Непосредственная тому причина, как нам кажется, заключается в неосторожном поведении самого поэта. Именно в сентябре — октябре 1826 года он, по-видимому, читает не пропущенные цензурой строфы «Андрея Шенье» (те самые, по поводу которых пришлось объясняться); возможно, под заглавием «Пророчество» или, по крайней мере, как доказательство пророческого дара, которым поэт, как ему казалось, обладал[402].

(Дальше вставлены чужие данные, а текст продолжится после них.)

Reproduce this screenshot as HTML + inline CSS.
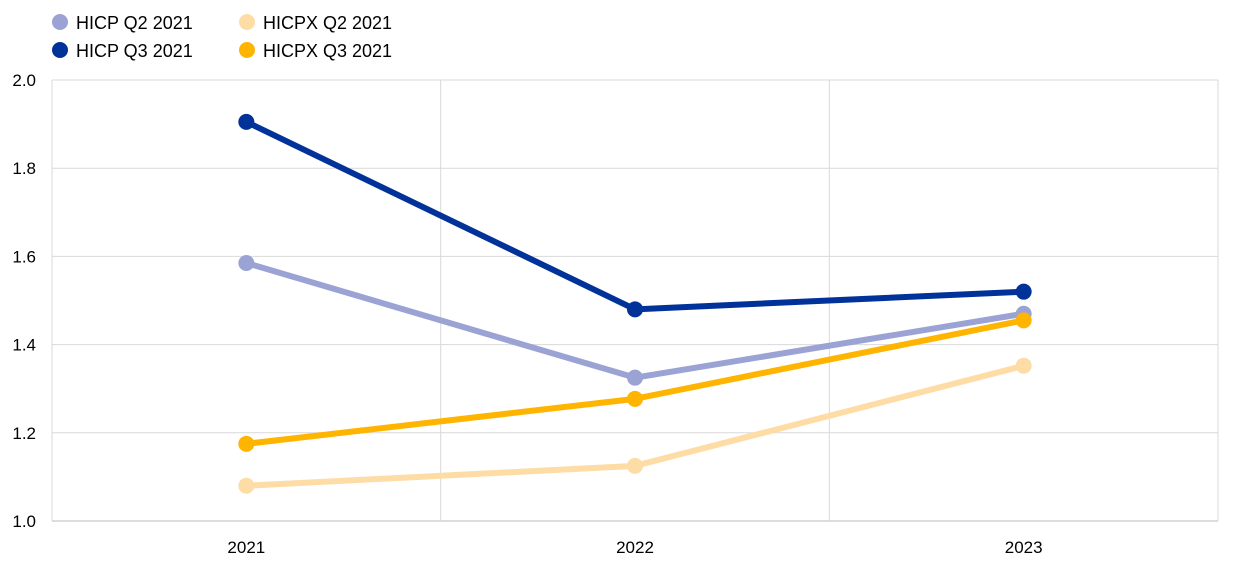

Неосмотрительное поведение Пушкина явилось следствием неправильного понимания поэтом статуса, который он обрел после разговора с царем. Только так можно объяснить то, что Пушкин оставил без внимания письменное обращение к нему А. X. Бенкендорфа о том, что «в случае каких-либо новых литературных произведений ваших, до напечатания или распространения оных в рукописях, представляли бы предварительно о рассмотрении оных, или через посредство мое, или даже и прямо, его императорскому величеству» (XIII, 307). О том же, что обращение шефа жандармов к поэту имело место не позднее середины сентября 1826 года, то есть до того, как двор после коронации покинул Москву, мы узнаем из повторного письма Бенкендорфа Пушкину от 22 ноября 1826 года. Между тем не приходится сомневаться в том, что Пушкин получил и первый «отзыв» шефа жандармов; как язвительно замечает Бенкендорф, «я должен ‹…› заключить, что оный к вам дошел; ибо вы сообщали о содержании оного некоторым особам» (XIII, 307).